Monday, November 30, 2009

Vanity Bites

It’s that time of life. You pass 40 and all of sudden your arms aren’t long enough for reading. So they tell me.

I made it six years past 40 without a real issue. But after a contact lens prescription change, the printed word started getting fuzzy fast – and I found myself making mistakes at work.

Inconvenience I can deal with. Mistakes are a problem. So I wandered down to the local drugstore to try some reading glasses. I grabbed like, six pairs – one in each strength they stock, I think. They all stunk, one worse than the other.

Now what? If I can’t see to write, my livelihood is going to be in big trouble. (Maybe Starbucks is hiring.)

Let a professional handle it. Back to the eye doctor. He did a full “near point” exam. I even brought the laptop into the exam room to compare bits and bytes to ink on wood pulp.

Simple fix. I need weak readers, 1.0 strength. I told him about my drugstore experience – why did none of them work? He explained that drugstore readers are pretty crappy. They’re made in overseas sweatshops and not necessarily optical quality. Sometimes you get lucky, but it’s hit and miss.

Unwilling to part with $200 at his office for reading specs, I headed back to the drugstore armed with new information. This time I grabbed all the 1.0 pairs. He was right – no two were alike. Caveat emptor.

However, knowing my number I was able to find a pair that kind of works, for the most part.

Of course, the problem with modern-day readers is that they fuzz your far vision, because they are disguised as regular eyeglasses. Why? Baby boomers.

When we were kids and our parents grew old enough to need reading specs, they got those nifty little ‘half lenses’ that perch on the end of the nose. You look over them to see far, through them to see near. An elegant, time-worn, ergonomically correct design.
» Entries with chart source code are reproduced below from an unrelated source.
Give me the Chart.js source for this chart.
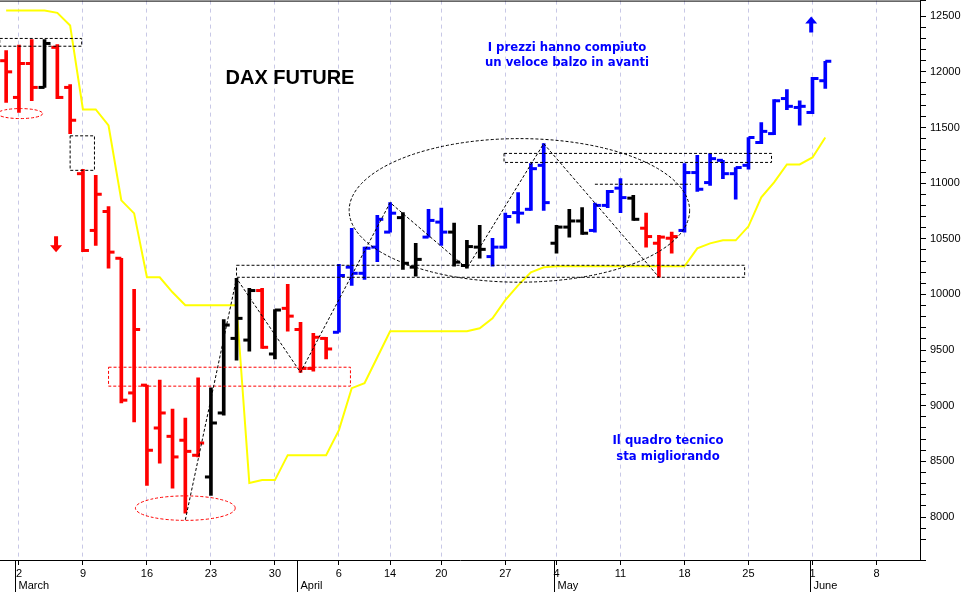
<!DOCTYPE html>
<html lang="it">
<head>
<meta charset="UTF-8" />
<title>DAX Future</title>
<script src="https://cdn.jsdelivr.net/npm/chart.js"></script>
<style>
  body { margin: 0; background: #fff; overflow: hidden; }
  #wrap { width: 970px; height: 602px; margin-top: -10px; }
</style>
</head>
<body>
<div id="wrap"><canvas id="dax"></canvas></div>
<script>
// trading day index, 0 = 2 March
const days = [];
for (let i = -1; i <= 63; i++) days.push(i);

const highs = [12190,12240,12290,12290,12245,11885,11125,11070,10790,10325,10045,9185,9230,8970,8890,9250,
  9160,9775,10145,10055,10055,9865,10090,9750,9650,9615,10270,10595,10425,10710,10825,10735,10460,10765,10775,
  10640,10485,10620,10505,10730,10915,11175,11355,10620,10765,10780,10820,10935,11040,10890,10730,10530,10560,
  11175,11250,11265,11205,11140,11410,11545,11750,11840,11740,11950,12095];
const lows = [11725,11635,11740,11860,11760,11445,10385,10440,10235,9025,8855,8285,8485,8260,8035,8540,
  8195,8915,9410,9490,9515,9420,9670,9300,9310,9420,9660,10080,10135,10295,10560,10225,10165,10515,10440,
  10255,10235,10325,10255,10415,10640,10755,10755,10370,10515,10540,10560,10780,10735,10665,10425,10155,10370,
  10560,10925,10980,11040,10855,11125,11355,11435,11660,11520,11625,11850];
const opens = [12100,11770,12075,11860,12220,11860,11085,10575,10745,10325,9115,9185,8800,8725,8690,8555,
  8360,8935,9605,9590,10035,9465,9875,9685,9335,9605,9660,10245,10190,10425,10560,10690,10245,10515,10650,
  10560,10260,10425,10340,10425,10735,10765,11160,10460,10605,10660,10575,10800,10955,10865,10595,10460,10505,
  10575,11095,11005,11205,11085,11160,11365,11445,11760,11680,11635,11920];
const closes = [12000,12075,11860,12255,11770,11565,10395,10900,10380,9050,9685,8600,8935,8540,8590,8665,
  8845,9725,9785,10035,9525,9860,9805,9335,9615,9510,10170,10190,10415,10675,10730,10280,10315,10665,10560,
  10290,10430,10405,10425,10700,10730,11130,10825,10605,10660,10550,10800,10925,10870,10675,10520,10515,10520,
  11095,10945,11220,11085,11140,11410,11465,11740,11690,11690,11940,12095];
// r = red, k = black, b = blue
const trend = 'rrrkrrrrrrrrrrrrkkkkrkrrrrbbbbbkkbbkkkbbbbbkkkbbbkrrrbbbbbbbbbbbb';

const stopLine = [12550,12550,12550,12550,12530,12416,11662,11662,11518,10845,10728,10154,10154,10019,9903,9903,
  9903,9903,9903,8305,8332,8332,8556,8556,8556,8556,8781,9158,9203,9436,9669,9669,9669,9669,9669,9669,9669,
  9696,9786,9948,10082,10199,10244,10253,10253,10253,10253,10253,10253,10253,10253,10253,10253,10253,10414,
  10459,10486,10486,10612,10872,11007,11168,11168,11231,11410];

const weekTicks = [0,5,10,15,20,25,29,33,38,42,47,52,57,62,67];
const weekLabels = ['2','9','16','23','30','6','14','20','27','4','11','18','25','1','8'];
const monthAt = [-0.3, 21.7, 41.8, 61.8];
const monthNames = ['March','April','May','June'];

const colorOf = c => c === 'r' ? '#ff0000' : c === 'b' ? '#0000ff' : '#000000';
const barColors = days.map((d, i) => colorOf(trend[i]));

const ohlcTicks = {
  id: 'ohlcTicks',
  afterDatasetsDraw(chart) {
    const { ctx, scales: { x, y } } = chart;
    ctx.save();
    ctx.lineWidth = 3;
    days.forEach((d, i) => {
      const px = x.getPixelForValue(d);
      ctx.strokeStyle = barColors[i];
      let py = y.getPixelForValue(opens[i]);
      ctx.beginPath(); ctx.moveTo(px - 6, py); ctx.lineTo(px, py); ctx.stroke();
      py = y.getPixelForValue(closes[i]);
      ctx.beginPath(); ctx.moveTo(px, py); ctx.lineTo(px + 6, py); ctx.stroke();
    });
    ctx.restore();
  }
};

// dashed boxes, ellipses, trend lines, texts (index / price coordinates)
const boxes = [
  { x0: -1.5, x1: 4.9, y0: 12230, y1: 12300, c: '#000' },
  { x0: 4.0, x1: 5.9, y0: 11115, y1: 11425, c: '#000' },
  { x0: 7.0, x1: 25.9, y0: 9176, y1: 9346, c: '#ff0000' },
  { x0: 17.0, x1: 56.7, y0: 10154, y1: 10262, c: '#000' },
  { x0: 37.9, x1: 58.8, y0: 11186, y1: 11267, c: '#000' }
];
const ellipses = [
  { cx: 0.1, cy: 11625, rx: 1.75, ry: 45, c: '#ff0000' },
  { cx: 13.0, cy: 8080, rx: 3.9, ry: 110, c: '#ff0000' },
  { cx: 39.1, cy: 10755, rx: 13.3, ry: 645, c: '#000' }
];
const zigzag = [[13.0, 7975], [17.0, 10145], [22.0, 9300], [29.0, 10825], [35.0, 10235], [41.0, 11355], [50.0, 10155]];

const annotations = {
  id: 'annotations',
  afterDraw(chart) {
    const { ctx, chartArea: a, scales: { x, y } } = chart;
    const X = v => x.getPixelForValue(v), Y = v => y.getPixelForValue(v);
    ctx.save();
    ctx.beginPath(); ctx.rect(a.left, a.top, a.right - a.left, a.bottom - a.top); ctx.clip();
    ctx.lineWidth = 1;
    ctx.setLineDash([3, 2]);
    boxes.forEach(b => {
      ctx.strokeStyle = b.c;
      ctx.strokeRect(X(b.x0), Y(b.y1), X(b.x1) - X(b.x0), Y(b.y0) - Y(b.y1));
    });
    ellipses.forEach(e => {
      ctx.strokeStyle = e.c;
      ctx.beginPath();
      ctx.ellipse(X(e.cx), Y(e.cy), X(e.cx + e.rx) - X(e.cx), Y(e.cy) - Y(e.cy + e.ry), 0, 0, Math.PI * 2);
      ctx.stroke();
    });
    ctx.strokeStyle = '#000';
    ctx.beginPath();
    zigzag.forEach((p, k) => k ? ctx.lineTo(X(p[0]), Y(p[1])) : ctx.moveTo(X(p[0]), Y(p[1])));
    ctx.stroke();
    ctx.beginPath(); ctx.moveTo(X(45), Y(10990)); ctx.lineTo(X(52.5), Y(10990)); ctx.stroke();
    ctx.setLineDash([]);
    ctx.restore();

    // arrows
    const arrow = (px, py, dir, col) => {
      ctx.fillStyle = col;
      ctx.beginPath();
      if (dir > 0) {
        ctx.moveTo(px, py - 8); ctx.lineTo(px + 6, py - 1); ctx.lineTo(px + 2, py - 1); ctx.lineTo(px + 2, py + 8);
        ctx.lineTo(px - 2, py + 8); ctx.lineTo(px - 2, py - 1); ctx.lineTo(px - 6, py - 1);
      } else {
        ctx.moveTo(px, py + 8); ctx.lineTo(px + 6, py + 1); ctx.lineTo(px + 2, py + 1); ctx.lineTo(px + 2, py - 8);
        ctx.lineTo(px - 2, py - 8); ctx.lineTo(px - 2, py + 1); ctx.lineTo(px - 6, py + 1);
      }
      ctx.closePath(); ctx.fill();
    };
    arrow(X(2.9), Y(10450), -1, '#ff0000');
    arrow(X(61.9), Y(12425), 1, '#0000ff');

    ctx.textAlign = 'center';
    ctx.textBaseline = 'middle';
    ctx.fillStyle = '#000';
    ctx.font = 'bold 20px "Liberation Sans", Arial, sans-serif';
    ctx.fillText('DAX FUTURE', 290, a.top + 78);
    ctx.fillStyle = '#0000ff';
    ctx.font = 'bold 13px "Liberation Sans Narrow", "DejaVu Sans Condensed", sans-serif';
    ctx.fillText('I prezzi hanno compiuto', 567, a.top + 47);
    ctx.fillText('un veloce balzo in avanti', 567, a.top + 62);
    ctx.fillText('Il quadro tecnico', 668, a.top + 440);
    ctx.fillText('sta migliorando', 668, a.top + 456);

    // top frame
    ctx.strokeStyle = '#000';
    ctx.lineWidth = 1;
    ctx.beginPath(); ctx.moveTo(a.left, a.top + 0.5); ctx.lineTo(a.right, a.top + 0.5); ctx.stroke();

    // month band
    ctx.textAlign = 'left';
    ctx.fillStyle = '#000';
    ctx.font = '11px "Liberation Sans", Arial, sans-serif';
    monthAt.forEach((m, k) => {
      const px = Math.round(X(m)) + 0.5;
      ctx.beginPath(); ctx.moveTo(px, a.bottom); ctx.lineTo(px, a.bottom + 32); ctx.stroke();
      ctx.fillText(monthNames[k], px + 3, a.bottom + 26);
    });
  }
};

new Chart(document.getElementById('dax'), {
  data: {
    datasets: [
      {
        type: 'line',
        data: days.map((d, i) => ({ x: d, y: stopLine[i] })),
        borderColor: '#ffff00',
        borderWidth: 2,
        pointRadius: 0,
        tension: 0,
        order: 2
      },
      {
        type: 'bar',
        data: days.map((d, i) => ({ x: d, y: [lows[i], highs[i]] })),
        backgroundColor: barColors,
        barThickness: 3,
        borderSkipped: false,
        order: 1
      }
    ]
  },
  options: {
    responsive: true,
    maintainAspectRatio: false,
    animation: false,
    layout: { padding: 0 },
    plugins: { legend: { display: false }, tooltip: { enabled: false } },
    scales: {
      x: {
        type: 'linear',
        min: -1.48,
        max: 70.4,
        offset: false,
        afterBuildTicks: s => { s.ticks = weekTicks.map(v => ({ value: v })); },
        afterFit: s => { s.height = 32; },
        ticks: {
          autoSkip: false,
          maxRotation: 0,
          color: '#000',
          font: { size: 11, family: '"Liberation Sans", Arial, sans-serif' },
          padding: 2,
          callback: (v) => weekLabels[weekTicks.indexOf(v)]
        },
        grid: { offset: false, color: '#c8c8e6', tickLength: 5, tickColor: '#000' },
        border: { color: '#000', dash: [4, 4], display: true }
      },
      y: {
        position: 'right',
        min: 7614,
        max: 12640,
        afterFit: s => { s.width = 50; },
        ticks: {
          stepSize: 100,
          autoSkip: false,
          color: '#000',
          font: { size: 11, family: '"Liberation Sans", Arial, sans-serif' },
          padding: 4,
          callback: v => (v % 500 === 0 ? v : '')
        },
        grid: { drawOnChartArea: false, tickLength: 6, color: '#000' },
        border: { color: '#000' }
      }
    }
  },
  plugins: [ohlcTicks, annotations]
});
</script>
</body>
</html>
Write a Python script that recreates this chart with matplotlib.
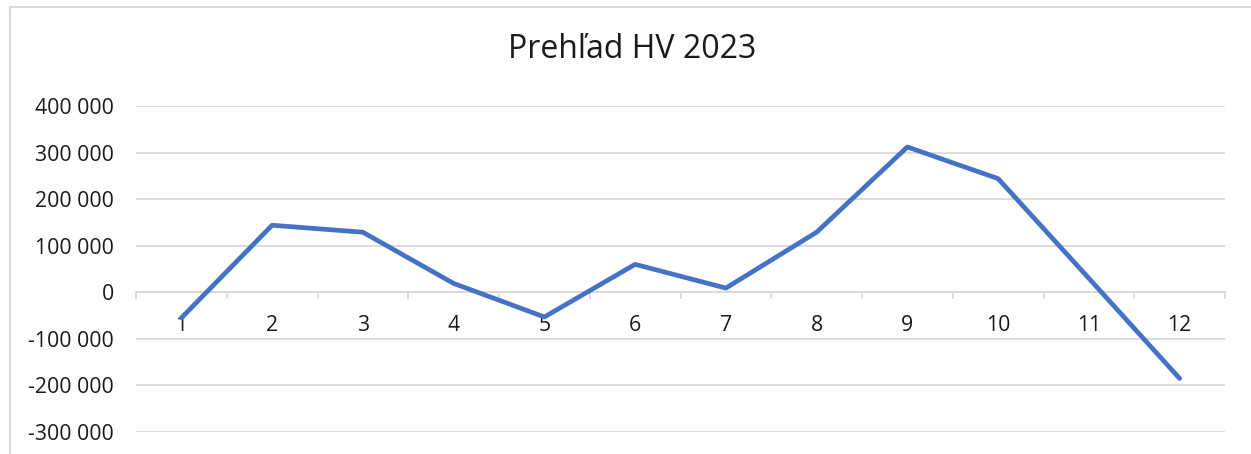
import matplotlib
matplotlib.use("Agg")
import matplotlib.pyplot as plt
from matplotlib.patches import Rectangle
from matplotlib.ticker import FuncFormatter, FixedLocator

months = list(range(1, 13))
month_labels = [str(m) for m in months]
hv_values = [-55000, 144000, 129000, 19000, -53000, 60000, 9000, 129000, 312000, 244000, 30000, -185000]
y_ticks = [-300000, -200000, -100000, 0, 100000, 200000, 300000, 400000]
title = "Prehľad HV 2023"

plt.rcParams['font.family'] = ['Open Sans', 'DejaVu Sans']
W, H = 1251, 454
fig = plt.figure(figsize=(W / 100, H / 100), dpi=100)
fig.patch.set_facecolor('white')

# chart border
fig.patches.append(Rectangle((10 / W, -0.1), 1.2, (H - 7) / H + 0.1, transform=fig.transFigure,
                             fill=False, edgecolor='#d9d9d9', linewidth=1.5))

ax = fig.add_axes([136 / W, 1 - 432 / H, (1225 - 136) / W, (432 - 106) / H])
ax.set_facecolor('none')
ax.plot(months, hv_values, color='#4472C4', linewidth=3.4, solid_capstyle='round', solid_joinstyle='round', zorder=3)

ax.set_xlim(0.5, 12.5)
ax.set_ylim(y_ticks[0], y_ticks[-1])
ax.set_yticks(y_ticks)
ax.yaxis.set_major_formatter(FuncFormatter(lambda v, p: f"{int(v):,}".replace(",", " ")))
ax.grid(axis='y', color='#d9d9d9', linewidth=1.3, zorder=0)
ax.tick_params(axis='y', length=0, pad=16, labelsize=15.3, labelcolor='#1a1a1a')

for s in ['top', 'right', 'left']:
    ax.spines[s].set_visible(False)
ax.spines['bottom'].set_position(('data', 0))
ax.spines['bottom'].set_color('#d9d9d9')
ax.spines['bottom'].set_linewidth(1.3)
ax.xaxis.set_major_locator(FixedLocator([m - 0.5 for m in months] + [12.5]))
ax.xaxis.set_minor_locator(FixedLocator(months))
ax.xaxis.set_major_formatter(FuncFormatter(lambda v, p: ""))
ax.xaxis.set_minor_formatter(FuncFormatter(lambda v, p: month_labels[int(round(v)) - 1]))
ax.tick_params(axis='x', which='major', length=5, width=1.3, color='#d9d9d9', direction='out')
ax.tick_params(axis='x', which='minor', length=0, pad=16, labelsize=15.3, labelcolor='#1a1a1a')

fig.text(632 / W, 1 - 50 / H, title, ha='center', va='center', fontsize=23, color='#1a1a1a')

fig.savefig('out.png', dpi=100)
Try buying a pair of half lenses at the local drugstore. Forget it. Why? The baby boomers still think they’re 18. They’re completely unwilling to admit that they are just as old as their parents were when they started using reading glasses. They live in a fantasy world in which people born between 1946 and 1964 magically, miraculously do not age.

Specs that make you look like a librarian don’t fit with this particular twisted worldview. Have you seen the T-shirt? “I reject your reality and substitute my own?”

Oh well. So I can’t buy a decent pair of readers at the drug store. Neither could our parents – there was no such thing. They had to pony up the dough at the eye doctor. Maybe I should quit complaining.

But I’m not old, I’m a baby boomer! I want it both ways! I deserve it! Besides, I am only 18! Why should I need reading glasses at all?!

This is my reality. The blind leading the vain leading the idealistic.